Find quick answers to frequent visa questions from our legal experts

How long does it take to get a green card after EB-1A approval?

After EB-1A approval and once a visa number is available, adjustment of status within the U.S. typically takes 12–18 months.

For applicants using consular processing, timelines often range from 6–12 months, depending on the U.S. consulate.

Can I file for an EB-2 NIW and an EB-1A at the same time?

Yes.

Filing both petitions simultaneously is a common strategy.

Each category has different requirements, and approval of one does not depend on the other.

Does being invited as a conference speaker help in an EB-1A or O-1 petition?

Absolutely. Speaking engagements—especially at well-known or international conferences—show that you are recognized as an authority in your field. The more selective and prestigious the event, the stronger the evidence. Although it does not fall into a specific category, it is very important for the final merits evaluation.

Can I represent myself instead of using Form G-28?

Yes. You are always allowed to represent yourself before USCIS.

Form G-28 is only necessary when you want a licensed attorney or accredited representative to act on your behalf.

If you choose to handle your own visa process, USCIS will communicate directly with you.

However, for complex petitions or cases involving RFEs, many foreign nationals find that working with an immigration attorney leads to better outcomes.

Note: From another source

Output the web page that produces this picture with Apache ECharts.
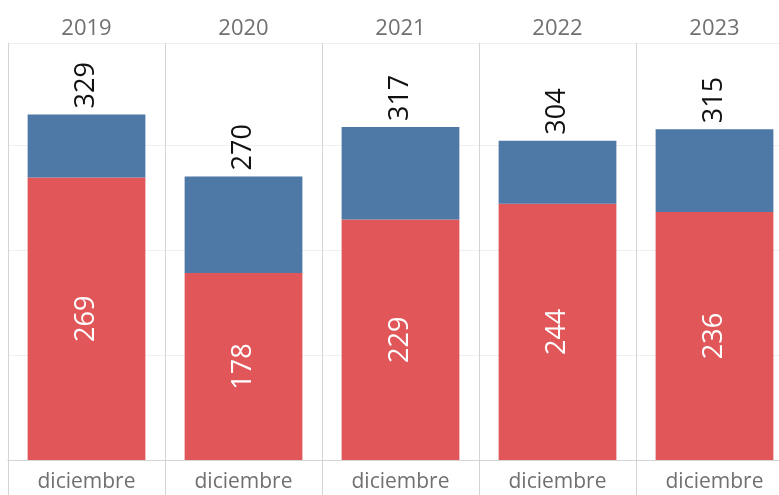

Is O-1A easier to get than EB-1A?

Generally, yes.

Both visas require proving extraordinary ability using similar criteria, but USCIS applies a more flexible standard for O-1A. Regional recognition and recent accomplishments tend to carry more weight for O-1A, while EB-1A requires sustained national or international acclaim over a longer period.

Many individuals who qualify for O-1A need additional time and achievements before being ready to apply for EB-1A.